- Record extracts -
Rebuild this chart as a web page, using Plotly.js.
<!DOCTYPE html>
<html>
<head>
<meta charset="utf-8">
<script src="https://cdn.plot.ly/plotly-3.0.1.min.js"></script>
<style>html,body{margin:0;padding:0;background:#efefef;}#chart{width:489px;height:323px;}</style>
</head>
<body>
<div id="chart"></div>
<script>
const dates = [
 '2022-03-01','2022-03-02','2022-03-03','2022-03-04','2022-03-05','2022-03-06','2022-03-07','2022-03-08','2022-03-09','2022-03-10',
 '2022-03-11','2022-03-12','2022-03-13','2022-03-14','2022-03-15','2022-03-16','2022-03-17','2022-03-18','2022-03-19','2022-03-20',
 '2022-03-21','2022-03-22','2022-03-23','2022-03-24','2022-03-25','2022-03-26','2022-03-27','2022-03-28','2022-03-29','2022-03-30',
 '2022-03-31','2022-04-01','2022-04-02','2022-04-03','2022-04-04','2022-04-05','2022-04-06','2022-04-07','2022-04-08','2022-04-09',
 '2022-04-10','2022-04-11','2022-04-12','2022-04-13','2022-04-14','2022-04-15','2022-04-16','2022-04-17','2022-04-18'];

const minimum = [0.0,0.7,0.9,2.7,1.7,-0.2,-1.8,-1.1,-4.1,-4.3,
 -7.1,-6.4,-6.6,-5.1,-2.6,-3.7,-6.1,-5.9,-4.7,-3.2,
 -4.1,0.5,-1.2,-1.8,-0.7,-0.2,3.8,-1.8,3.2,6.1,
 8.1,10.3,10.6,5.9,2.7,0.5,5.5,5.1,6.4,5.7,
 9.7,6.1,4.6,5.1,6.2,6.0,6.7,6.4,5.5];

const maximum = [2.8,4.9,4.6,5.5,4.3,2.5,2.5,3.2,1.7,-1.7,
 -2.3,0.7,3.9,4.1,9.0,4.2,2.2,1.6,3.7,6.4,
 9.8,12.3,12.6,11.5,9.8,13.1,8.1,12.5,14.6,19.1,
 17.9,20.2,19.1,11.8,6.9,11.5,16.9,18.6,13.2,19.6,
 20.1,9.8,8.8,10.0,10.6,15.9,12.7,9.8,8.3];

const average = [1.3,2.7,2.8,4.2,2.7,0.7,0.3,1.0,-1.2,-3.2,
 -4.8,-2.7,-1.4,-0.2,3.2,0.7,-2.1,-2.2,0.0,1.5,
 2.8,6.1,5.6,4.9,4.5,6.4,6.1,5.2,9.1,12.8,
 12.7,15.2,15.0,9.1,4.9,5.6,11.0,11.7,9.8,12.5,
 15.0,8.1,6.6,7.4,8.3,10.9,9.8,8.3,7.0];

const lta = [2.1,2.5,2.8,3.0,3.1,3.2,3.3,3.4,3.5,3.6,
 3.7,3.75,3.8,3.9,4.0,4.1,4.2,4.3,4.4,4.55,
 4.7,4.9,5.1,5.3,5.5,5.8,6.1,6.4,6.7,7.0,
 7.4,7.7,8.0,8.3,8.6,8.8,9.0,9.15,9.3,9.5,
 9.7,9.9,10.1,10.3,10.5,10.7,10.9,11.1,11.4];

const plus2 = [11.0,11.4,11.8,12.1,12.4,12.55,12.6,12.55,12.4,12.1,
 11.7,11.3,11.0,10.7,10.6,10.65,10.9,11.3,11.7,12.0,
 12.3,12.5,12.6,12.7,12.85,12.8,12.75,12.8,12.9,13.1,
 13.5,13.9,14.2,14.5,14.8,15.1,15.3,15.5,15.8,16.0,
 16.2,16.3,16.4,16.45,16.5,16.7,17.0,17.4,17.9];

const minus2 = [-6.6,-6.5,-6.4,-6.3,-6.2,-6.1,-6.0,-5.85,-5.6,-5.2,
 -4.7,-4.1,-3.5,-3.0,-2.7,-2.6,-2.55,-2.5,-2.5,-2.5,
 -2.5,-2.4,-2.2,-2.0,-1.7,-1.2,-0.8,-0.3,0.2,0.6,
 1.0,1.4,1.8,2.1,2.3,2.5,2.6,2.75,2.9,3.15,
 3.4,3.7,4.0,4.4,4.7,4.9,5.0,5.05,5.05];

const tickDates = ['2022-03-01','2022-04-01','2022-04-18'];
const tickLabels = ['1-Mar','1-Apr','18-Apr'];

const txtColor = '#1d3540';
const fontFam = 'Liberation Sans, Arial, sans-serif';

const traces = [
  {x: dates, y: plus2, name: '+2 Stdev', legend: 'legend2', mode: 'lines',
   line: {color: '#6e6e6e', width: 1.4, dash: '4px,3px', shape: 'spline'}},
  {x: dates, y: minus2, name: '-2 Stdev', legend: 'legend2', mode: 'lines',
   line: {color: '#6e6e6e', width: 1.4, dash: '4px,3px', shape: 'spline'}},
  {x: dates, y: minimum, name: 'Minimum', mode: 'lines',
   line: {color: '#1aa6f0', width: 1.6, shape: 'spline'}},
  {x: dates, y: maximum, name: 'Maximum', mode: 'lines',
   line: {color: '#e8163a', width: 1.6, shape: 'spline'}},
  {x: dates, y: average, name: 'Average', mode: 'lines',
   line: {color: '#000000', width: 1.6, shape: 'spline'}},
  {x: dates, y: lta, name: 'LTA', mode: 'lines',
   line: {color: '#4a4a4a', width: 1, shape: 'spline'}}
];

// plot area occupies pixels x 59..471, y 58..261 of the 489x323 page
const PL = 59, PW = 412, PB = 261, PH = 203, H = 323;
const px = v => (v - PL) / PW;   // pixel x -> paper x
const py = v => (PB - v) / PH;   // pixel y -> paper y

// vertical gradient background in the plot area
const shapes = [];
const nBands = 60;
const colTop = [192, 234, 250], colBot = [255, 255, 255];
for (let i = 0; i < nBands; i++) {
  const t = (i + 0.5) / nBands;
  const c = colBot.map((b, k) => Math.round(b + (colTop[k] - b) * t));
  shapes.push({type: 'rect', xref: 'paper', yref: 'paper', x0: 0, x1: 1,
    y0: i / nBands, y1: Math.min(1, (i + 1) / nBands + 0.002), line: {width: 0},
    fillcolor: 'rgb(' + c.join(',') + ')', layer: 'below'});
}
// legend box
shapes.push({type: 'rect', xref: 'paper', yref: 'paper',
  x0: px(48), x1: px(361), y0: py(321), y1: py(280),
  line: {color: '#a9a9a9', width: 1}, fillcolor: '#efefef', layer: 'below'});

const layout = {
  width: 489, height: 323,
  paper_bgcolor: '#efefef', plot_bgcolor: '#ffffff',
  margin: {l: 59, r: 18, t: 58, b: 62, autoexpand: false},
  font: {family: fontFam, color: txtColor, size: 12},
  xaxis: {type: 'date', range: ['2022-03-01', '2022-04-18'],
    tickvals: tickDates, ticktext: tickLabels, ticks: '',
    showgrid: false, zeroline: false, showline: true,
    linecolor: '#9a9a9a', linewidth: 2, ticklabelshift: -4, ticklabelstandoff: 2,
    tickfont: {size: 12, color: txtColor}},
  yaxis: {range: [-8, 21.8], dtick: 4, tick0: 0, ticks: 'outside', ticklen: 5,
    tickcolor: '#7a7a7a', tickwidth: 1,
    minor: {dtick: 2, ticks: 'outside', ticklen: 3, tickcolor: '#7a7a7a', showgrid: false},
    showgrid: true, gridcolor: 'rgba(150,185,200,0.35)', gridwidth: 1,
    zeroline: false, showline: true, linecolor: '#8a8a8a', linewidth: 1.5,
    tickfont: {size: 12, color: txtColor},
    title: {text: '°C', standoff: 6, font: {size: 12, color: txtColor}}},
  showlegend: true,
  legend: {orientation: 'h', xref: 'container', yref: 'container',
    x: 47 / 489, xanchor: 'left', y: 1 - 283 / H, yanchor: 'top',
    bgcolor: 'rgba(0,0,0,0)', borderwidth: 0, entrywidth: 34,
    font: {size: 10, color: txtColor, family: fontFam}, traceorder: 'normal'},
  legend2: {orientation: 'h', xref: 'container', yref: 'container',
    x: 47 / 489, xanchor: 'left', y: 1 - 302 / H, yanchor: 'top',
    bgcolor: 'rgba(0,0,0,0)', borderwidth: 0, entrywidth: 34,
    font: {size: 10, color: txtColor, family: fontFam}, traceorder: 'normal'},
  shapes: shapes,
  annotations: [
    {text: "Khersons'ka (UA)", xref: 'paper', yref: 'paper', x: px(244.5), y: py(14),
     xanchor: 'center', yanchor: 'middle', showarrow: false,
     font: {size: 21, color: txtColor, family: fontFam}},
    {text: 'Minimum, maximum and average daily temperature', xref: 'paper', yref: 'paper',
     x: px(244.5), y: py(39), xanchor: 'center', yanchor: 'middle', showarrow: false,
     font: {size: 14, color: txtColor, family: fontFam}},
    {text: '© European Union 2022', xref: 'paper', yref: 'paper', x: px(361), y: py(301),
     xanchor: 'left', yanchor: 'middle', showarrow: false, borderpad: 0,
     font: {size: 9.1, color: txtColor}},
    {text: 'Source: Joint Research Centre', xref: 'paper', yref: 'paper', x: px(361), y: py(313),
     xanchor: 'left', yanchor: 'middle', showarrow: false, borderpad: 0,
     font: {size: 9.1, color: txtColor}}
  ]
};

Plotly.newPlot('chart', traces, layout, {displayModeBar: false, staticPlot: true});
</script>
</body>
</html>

==

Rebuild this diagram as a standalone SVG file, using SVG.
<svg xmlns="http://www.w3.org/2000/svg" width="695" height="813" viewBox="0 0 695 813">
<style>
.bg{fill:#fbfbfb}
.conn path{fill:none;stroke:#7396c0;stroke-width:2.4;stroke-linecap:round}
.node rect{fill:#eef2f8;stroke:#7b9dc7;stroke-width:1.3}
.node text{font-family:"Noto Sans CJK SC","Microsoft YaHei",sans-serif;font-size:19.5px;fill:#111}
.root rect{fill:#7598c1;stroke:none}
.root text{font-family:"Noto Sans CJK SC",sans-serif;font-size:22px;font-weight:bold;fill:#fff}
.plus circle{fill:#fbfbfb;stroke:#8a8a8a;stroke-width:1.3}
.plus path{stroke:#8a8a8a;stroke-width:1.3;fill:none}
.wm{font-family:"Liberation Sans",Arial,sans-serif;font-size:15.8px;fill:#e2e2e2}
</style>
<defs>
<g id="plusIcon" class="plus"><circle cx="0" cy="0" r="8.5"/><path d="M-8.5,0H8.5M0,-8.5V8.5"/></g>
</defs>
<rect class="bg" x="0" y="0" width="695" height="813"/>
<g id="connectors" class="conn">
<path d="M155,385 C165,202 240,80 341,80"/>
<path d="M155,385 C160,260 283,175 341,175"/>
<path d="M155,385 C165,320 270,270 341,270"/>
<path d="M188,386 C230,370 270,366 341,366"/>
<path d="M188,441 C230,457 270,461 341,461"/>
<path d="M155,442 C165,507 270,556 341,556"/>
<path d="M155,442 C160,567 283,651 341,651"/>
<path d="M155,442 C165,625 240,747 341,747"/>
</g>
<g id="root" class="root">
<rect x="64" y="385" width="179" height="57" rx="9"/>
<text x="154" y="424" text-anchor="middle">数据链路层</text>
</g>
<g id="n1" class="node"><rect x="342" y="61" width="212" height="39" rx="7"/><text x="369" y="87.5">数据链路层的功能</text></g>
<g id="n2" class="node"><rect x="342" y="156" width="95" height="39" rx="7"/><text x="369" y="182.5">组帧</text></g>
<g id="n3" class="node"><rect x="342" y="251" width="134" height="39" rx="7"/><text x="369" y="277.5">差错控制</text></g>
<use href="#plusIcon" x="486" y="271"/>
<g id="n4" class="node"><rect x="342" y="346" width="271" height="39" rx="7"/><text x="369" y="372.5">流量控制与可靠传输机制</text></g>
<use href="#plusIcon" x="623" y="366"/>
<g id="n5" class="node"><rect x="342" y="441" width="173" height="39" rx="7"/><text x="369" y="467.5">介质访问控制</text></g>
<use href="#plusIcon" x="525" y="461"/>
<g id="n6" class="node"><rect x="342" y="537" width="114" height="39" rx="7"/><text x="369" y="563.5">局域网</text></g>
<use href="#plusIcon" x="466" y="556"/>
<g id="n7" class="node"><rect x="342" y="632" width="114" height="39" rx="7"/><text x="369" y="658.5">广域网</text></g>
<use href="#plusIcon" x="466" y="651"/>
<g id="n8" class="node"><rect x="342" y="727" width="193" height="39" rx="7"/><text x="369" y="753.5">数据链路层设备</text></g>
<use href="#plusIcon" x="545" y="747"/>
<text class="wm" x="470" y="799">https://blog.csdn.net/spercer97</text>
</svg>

* * *

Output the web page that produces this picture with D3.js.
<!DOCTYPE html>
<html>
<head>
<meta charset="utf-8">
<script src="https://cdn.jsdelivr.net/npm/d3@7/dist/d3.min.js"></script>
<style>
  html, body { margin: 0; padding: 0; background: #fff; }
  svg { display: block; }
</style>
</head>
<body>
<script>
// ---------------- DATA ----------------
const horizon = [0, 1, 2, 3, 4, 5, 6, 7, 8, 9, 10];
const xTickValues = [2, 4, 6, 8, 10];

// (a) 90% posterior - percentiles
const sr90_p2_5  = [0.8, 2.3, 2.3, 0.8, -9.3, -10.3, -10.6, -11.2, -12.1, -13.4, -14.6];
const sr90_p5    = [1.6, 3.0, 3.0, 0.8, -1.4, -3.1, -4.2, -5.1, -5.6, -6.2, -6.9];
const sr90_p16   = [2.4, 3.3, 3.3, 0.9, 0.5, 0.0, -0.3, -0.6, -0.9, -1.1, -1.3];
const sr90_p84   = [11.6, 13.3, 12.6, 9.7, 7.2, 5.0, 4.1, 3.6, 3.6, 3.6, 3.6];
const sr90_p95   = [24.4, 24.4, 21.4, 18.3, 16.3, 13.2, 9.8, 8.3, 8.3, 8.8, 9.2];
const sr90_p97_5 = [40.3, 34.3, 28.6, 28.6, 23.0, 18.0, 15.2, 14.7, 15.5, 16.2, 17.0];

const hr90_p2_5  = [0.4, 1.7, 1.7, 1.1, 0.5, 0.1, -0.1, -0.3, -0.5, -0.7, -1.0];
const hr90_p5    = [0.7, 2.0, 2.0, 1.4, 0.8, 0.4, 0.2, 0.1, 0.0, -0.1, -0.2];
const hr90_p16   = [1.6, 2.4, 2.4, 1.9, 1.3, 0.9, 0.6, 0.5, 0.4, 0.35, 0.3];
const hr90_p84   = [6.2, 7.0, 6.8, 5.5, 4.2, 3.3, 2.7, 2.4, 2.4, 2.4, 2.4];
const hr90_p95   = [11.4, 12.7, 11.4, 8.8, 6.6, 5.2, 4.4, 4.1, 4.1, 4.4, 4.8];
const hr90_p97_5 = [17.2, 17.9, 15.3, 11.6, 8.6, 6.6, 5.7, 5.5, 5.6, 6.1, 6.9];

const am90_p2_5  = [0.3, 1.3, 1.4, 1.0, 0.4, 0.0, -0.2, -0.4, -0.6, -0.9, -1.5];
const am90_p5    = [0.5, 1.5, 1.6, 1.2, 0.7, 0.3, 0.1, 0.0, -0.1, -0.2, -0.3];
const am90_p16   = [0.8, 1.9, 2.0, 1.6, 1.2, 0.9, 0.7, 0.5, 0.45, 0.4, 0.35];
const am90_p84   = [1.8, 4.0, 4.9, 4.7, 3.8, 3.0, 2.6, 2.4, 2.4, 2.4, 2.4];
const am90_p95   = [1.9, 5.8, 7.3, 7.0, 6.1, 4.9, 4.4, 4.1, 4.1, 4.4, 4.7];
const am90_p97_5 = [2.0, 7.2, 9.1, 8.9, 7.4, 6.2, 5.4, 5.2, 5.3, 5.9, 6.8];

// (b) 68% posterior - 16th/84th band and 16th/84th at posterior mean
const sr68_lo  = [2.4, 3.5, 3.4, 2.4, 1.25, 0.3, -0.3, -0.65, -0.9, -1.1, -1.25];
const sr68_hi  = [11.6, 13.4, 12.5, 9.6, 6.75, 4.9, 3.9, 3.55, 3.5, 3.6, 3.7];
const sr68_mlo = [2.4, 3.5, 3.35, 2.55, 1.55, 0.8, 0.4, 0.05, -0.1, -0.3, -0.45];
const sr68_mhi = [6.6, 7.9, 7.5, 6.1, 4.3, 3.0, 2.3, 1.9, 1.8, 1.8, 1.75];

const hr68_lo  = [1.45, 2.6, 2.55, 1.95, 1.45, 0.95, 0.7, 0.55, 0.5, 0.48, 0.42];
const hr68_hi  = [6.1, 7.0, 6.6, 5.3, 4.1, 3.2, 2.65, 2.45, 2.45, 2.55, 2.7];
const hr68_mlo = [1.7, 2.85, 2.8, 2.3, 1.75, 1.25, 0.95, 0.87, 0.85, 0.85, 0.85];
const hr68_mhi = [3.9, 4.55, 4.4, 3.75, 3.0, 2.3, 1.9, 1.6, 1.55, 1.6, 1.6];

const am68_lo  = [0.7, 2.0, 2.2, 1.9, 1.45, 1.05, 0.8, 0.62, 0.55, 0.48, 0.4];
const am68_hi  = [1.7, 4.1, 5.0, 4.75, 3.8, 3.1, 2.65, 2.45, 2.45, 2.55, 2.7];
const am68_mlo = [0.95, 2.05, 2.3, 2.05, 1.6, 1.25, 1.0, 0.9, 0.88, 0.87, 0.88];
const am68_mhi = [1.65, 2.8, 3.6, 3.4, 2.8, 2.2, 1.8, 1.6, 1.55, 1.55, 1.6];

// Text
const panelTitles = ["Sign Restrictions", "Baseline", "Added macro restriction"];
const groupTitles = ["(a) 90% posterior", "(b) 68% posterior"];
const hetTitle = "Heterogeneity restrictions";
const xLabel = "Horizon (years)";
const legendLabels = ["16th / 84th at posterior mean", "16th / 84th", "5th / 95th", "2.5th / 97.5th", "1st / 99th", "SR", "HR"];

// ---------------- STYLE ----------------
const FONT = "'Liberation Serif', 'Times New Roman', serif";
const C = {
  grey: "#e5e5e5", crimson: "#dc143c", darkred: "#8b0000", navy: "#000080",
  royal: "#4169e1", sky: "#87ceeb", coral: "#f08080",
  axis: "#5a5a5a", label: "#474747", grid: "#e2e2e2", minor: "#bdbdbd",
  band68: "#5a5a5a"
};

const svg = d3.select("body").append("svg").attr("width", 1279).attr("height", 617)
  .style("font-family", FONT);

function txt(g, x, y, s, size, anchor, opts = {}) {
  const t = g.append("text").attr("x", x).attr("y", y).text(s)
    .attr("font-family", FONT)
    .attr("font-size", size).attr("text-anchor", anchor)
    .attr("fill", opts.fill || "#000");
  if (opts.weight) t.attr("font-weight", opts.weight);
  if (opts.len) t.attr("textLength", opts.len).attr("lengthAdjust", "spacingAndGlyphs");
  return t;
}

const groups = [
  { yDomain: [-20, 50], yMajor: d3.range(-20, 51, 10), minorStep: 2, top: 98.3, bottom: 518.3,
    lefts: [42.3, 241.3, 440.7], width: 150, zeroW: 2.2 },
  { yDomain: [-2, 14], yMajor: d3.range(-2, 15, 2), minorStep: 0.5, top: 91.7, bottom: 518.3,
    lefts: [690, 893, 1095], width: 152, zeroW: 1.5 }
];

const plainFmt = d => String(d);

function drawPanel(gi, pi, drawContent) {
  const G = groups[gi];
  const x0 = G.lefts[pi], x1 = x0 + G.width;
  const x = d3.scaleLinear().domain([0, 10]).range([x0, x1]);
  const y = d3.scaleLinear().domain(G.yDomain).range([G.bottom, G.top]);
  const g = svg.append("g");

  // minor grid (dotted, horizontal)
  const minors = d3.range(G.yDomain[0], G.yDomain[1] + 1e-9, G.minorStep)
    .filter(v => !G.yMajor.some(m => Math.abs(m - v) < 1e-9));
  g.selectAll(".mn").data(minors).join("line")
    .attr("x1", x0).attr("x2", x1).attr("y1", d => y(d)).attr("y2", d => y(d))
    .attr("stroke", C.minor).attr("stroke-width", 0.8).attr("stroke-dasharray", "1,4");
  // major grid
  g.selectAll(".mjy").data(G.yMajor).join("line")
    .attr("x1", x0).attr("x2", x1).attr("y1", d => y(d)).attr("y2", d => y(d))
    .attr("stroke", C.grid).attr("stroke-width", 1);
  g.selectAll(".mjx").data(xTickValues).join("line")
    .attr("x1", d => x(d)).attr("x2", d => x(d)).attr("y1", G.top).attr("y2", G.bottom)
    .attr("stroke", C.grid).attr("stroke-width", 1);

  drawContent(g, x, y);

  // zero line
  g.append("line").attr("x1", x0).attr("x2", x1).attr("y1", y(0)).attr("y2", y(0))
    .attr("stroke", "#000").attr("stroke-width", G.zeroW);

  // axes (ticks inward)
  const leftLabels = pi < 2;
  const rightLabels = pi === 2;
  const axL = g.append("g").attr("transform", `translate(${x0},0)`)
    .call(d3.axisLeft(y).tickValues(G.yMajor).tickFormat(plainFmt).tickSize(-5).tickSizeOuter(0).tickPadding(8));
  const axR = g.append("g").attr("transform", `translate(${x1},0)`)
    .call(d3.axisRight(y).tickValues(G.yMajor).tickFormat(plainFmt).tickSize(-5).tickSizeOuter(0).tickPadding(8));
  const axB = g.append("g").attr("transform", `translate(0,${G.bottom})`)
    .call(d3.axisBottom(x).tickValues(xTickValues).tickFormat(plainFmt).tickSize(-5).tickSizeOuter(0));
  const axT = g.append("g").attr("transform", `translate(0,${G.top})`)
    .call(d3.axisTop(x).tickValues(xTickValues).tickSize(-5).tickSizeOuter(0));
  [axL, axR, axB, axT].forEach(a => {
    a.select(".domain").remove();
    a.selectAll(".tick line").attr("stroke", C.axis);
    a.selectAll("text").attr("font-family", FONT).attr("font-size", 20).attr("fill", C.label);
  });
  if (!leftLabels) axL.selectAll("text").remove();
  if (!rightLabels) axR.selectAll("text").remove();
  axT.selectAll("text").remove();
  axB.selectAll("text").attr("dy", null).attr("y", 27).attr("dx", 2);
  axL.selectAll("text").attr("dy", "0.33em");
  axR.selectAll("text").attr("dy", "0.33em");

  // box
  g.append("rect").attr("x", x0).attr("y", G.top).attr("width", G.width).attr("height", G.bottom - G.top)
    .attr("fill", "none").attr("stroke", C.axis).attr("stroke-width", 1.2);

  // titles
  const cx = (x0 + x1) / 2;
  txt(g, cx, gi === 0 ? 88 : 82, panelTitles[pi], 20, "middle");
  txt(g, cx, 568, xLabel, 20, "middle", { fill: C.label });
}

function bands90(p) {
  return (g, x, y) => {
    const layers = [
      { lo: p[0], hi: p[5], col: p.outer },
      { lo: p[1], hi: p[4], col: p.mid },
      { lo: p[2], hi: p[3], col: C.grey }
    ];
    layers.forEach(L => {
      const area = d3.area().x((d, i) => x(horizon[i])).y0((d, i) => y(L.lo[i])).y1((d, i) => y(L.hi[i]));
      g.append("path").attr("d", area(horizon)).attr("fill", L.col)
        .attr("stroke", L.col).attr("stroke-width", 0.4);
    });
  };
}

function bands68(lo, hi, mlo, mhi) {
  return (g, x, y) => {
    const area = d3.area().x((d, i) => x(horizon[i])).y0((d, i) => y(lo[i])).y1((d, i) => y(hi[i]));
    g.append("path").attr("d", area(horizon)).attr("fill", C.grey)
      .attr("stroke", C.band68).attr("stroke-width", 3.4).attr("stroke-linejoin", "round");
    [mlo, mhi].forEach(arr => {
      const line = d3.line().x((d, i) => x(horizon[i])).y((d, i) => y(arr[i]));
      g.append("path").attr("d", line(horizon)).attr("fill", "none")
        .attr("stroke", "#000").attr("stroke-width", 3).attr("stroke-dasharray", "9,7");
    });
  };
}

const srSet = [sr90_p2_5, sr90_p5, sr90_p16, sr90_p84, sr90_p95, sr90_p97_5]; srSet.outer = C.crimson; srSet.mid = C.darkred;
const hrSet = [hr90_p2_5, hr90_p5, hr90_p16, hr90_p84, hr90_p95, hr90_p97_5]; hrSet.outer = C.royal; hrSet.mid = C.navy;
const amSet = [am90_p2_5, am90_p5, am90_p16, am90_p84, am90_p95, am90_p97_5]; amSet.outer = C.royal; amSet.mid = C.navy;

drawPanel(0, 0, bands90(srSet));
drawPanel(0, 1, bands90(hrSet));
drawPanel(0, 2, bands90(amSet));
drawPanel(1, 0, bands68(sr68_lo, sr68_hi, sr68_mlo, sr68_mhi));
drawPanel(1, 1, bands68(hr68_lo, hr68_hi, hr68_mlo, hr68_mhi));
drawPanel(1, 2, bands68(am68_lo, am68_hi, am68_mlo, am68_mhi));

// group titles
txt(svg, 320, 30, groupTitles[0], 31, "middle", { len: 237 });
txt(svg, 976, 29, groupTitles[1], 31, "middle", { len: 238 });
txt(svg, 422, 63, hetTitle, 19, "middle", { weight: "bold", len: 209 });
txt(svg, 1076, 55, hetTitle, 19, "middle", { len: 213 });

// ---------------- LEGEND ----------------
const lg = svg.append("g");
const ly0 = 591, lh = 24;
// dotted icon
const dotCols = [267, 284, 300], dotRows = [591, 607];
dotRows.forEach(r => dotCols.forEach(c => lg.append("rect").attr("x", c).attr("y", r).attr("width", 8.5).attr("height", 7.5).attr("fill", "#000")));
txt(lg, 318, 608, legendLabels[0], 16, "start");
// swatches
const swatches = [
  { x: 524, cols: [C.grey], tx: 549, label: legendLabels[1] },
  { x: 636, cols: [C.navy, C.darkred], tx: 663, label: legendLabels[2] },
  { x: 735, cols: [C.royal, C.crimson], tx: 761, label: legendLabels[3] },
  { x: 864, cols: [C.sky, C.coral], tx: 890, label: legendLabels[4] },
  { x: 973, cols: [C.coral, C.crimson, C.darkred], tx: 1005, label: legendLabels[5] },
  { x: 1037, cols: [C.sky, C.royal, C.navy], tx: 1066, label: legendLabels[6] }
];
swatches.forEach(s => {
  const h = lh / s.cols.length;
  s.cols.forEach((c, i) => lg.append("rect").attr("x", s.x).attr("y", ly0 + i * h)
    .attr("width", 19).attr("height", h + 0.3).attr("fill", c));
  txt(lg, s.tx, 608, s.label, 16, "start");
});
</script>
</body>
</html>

- Work to be completed -
Looking at the records above, tally the lines holding "chart" and reply with that number only.

- Full answer -
4